◆ **GIVEN PROBLEM**
A verbatim copy is needed of the lines from the one containing "What TikZ code" down to the one containing "rotate=90] (dp) at", inclusive. Print it with no pictures.

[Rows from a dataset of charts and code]
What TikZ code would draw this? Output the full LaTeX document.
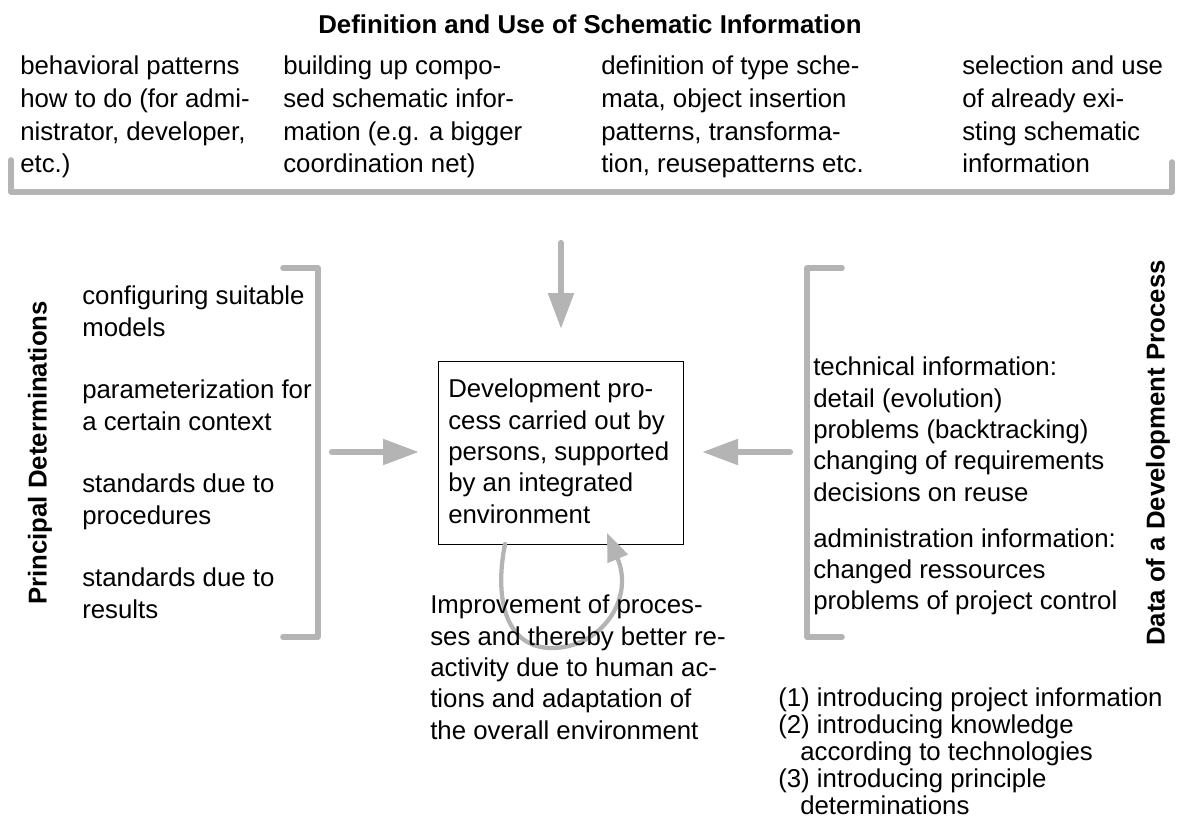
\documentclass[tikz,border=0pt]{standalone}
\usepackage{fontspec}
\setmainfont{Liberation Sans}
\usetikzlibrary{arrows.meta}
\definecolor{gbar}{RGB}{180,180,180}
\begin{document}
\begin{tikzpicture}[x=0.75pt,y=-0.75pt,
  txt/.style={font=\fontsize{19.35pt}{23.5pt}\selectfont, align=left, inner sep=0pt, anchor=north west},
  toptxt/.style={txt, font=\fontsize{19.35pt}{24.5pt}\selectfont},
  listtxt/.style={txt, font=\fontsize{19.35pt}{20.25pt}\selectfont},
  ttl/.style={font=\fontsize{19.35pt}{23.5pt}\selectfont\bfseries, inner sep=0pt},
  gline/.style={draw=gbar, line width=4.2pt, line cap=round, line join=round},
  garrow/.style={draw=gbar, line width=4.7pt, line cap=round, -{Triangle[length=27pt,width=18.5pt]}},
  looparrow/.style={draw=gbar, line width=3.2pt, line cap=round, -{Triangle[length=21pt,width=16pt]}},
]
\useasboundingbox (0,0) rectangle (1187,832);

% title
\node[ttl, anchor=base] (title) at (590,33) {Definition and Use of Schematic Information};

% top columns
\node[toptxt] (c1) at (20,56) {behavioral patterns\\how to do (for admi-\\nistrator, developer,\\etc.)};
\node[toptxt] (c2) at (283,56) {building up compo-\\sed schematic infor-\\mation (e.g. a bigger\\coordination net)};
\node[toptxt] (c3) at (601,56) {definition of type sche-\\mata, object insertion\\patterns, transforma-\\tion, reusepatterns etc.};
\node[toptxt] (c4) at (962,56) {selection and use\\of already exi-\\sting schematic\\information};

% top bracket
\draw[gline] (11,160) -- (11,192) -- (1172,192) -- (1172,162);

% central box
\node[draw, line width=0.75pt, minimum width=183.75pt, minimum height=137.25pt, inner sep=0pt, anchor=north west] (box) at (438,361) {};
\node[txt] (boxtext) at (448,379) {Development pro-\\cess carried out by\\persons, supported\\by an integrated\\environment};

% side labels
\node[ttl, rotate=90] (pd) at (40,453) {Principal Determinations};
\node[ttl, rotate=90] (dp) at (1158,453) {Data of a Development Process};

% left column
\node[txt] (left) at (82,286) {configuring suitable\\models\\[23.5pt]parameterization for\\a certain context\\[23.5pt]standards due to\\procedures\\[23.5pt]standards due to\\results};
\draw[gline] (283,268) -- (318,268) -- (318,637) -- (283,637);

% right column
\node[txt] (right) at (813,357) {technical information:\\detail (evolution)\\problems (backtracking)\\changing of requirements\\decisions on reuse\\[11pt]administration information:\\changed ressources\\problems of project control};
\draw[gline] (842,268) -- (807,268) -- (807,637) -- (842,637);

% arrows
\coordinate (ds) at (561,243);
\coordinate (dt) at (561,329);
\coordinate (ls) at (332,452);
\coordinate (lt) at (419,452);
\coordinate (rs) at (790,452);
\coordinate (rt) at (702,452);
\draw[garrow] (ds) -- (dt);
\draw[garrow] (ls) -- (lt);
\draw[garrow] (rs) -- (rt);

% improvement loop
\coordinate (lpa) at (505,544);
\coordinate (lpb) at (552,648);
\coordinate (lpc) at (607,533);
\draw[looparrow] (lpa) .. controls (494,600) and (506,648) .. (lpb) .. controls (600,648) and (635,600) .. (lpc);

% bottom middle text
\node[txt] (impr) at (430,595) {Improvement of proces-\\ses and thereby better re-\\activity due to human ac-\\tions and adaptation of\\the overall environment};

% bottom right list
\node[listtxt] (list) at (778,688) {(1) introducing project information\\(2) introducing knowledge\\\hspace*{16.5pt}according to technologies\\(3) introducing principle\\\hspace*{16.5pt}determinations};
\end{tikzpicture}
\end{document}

==

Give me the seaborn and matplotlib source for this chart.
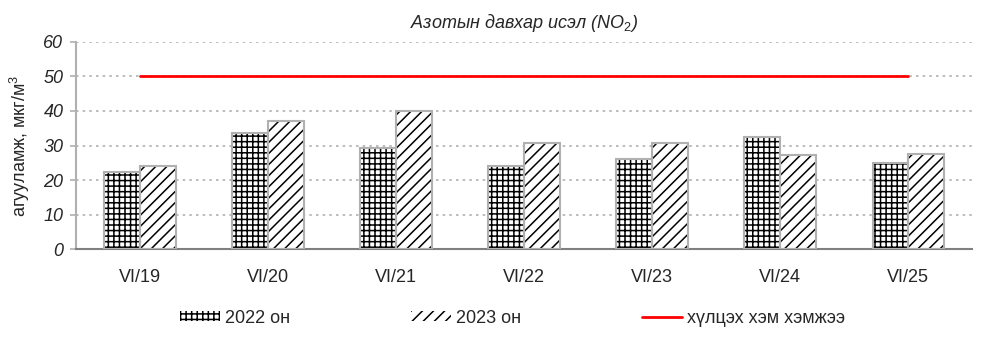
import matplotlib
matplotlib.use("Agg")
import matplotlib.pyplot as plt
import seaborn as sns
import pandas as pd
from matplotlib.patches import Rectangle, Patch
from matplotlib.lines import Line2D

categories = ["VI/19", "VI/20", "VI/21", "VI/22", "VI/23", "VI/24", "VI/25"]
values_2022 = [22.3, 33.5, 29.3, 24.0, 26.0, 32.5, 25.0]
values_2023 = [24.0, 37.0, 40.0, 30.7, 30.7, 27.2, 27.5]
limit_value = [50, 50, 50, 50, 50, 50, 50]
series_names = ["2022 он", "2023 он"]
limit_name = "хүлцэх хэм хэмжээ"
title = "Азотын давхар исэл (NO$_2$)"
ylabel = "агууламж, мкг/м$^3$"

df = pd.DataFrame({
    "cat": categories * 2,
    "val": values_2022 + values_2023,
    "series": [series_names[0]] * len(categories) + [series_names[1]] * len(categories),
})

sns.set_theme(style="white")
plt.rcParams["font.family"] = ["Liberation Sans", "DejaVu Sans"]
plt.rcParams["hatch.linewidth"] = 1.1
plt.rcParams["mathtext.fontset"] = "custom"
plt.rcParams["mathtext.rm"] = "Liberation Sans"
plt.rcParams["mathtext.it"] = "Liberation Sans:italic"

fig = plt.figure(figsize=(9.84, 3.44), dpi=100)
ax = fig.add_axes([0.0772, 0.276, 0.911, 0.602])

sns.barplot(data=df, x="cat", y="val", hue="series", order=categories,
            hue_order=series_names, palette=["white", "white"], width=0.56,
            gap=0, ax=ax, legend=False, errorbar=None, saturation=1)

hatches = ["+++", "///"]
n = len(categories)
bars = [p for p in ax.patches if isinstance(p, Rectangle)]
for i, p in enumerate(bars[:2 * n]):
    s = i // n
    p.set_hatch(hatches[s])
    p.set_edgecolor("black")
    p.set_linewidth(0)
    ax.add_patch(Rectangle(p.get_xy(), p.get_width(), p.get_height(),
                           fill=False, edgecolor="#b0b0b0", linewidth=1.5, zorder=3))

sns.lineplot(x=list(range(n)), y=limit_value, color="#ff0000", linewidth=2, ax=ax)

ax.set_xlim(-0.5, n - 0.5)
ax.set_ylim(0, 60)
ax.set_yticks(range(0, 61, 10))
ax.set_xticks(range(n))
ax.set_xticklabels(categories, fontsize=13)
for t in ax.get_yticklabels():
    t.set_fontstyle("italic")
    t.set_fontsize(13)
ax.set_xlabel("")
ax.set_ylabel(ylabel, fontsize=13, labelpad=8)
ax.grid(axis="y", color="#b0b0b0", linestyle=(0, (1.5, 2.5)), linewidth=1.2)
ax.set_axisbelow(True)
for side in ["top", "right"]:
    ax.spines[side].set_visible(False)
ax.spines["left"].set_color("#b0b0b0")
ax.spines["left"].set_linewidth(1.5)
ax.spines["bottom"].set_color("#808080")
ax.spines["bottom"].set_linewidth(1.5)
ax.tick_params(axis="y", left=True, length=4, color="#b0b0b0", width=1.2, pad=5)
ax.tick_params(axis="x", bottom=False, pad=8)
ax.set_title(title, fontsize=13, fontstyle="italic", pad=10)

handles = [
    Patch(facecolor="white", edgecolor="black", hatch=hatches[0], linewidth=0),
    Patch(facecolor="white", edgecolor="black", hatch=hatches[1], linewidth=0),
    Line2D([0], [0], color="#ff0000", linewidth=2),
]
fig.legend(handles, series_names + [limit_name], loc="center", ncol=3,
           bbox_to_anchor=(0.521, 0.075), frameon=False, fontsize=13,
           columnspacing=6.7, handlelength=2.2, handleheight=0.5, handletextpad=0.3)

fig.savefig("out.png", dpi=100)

◆ **FINAL ANSWER**
What TikZ code would draw this? Output the full LaTeX document.
\documentclass[tikz,border=0pt]{standalone}
\usepackage{fontspec}
\setmainfont{Liberation Sans}
\usetikzlibrary{arrows.meta}
\definecolor{gbar}{RGB}{180,180,180}
\begin{document}
\begin{tikzpicture}[x=0.75pt,y=-0.75pt,
  txt/.style={font=\fontsize{19.35pt}{23.5pt}\selectfont, align=left, inner sep=0pt, anchor=north west},
  toptxt/.style={txt, font=\fontsize{19.35pt}{24.5pt}\selectfont},
  listtxt/.style={txt, font=\fontsize{19.35pt}{20.25pt}\selectfont},
  ttl/.style={font=\fontsize{19.35pt}{23.5pt}\selectfont\bfseries, inner sep=0pt},
  gline/.style={draw=gbar, line width=4.2pt, line cap=round, line join=round},
  garrow/.style={draw=gbar, line width=4.7pt, line cap=round, -{Triangle[length=27pt,width=18.5pt]}},
  looparrow/.style={draw=gbar, line width=3.2pt, line cap=round, -{Triangle[length=21pt,width=16pt]}},
]
\useasboundingbox (0,0) rectangle (1187,832);

% title
\node[ttl, anchor=base] (title) at (590,33) {Definition and Use of Schematic Information};

% top columns
\node[toptxt] (c1) at (20,56) {behavioral patterns\\how to do (for admi-\\nistrator, developer,\\etc.)};
\node[toptxt] (c2) at (283,56) {building up compo-\\sed schematic infor-\\mation (e.g. a bigger\\coordination net)};
\node[toptxt] (c3) at (601,56) {definition of type sche-\\mata, object insertion\\patterns, transforma-\\tion, reusepatterns etc.};
\node[toptxt] (c4) at (962,56) {selection and use\\of already exi-\\sting schematic\\information};

% top bracket
\draw[gline] (11,160) -- (11,192) -- (1172,192) -- (1172,162);

% central box
\node[draw, line width=0.75pt, minimum width=183.75pt, minimum height=137.25pt, inner sep=0pt, anchor=north west] (box) at (438,361) {};
\node[txt] (boxtext) at (448,379) {Development pro-\\cess carried out by\\persons, supported\\by an integrated\\environment};

% side labels
\node[ttl, rotate=90] (pd) at (40,453) {Principal Determinations};
\node[ttl, rotate=90] (dp) at (1158,453) {Data of a Development Process};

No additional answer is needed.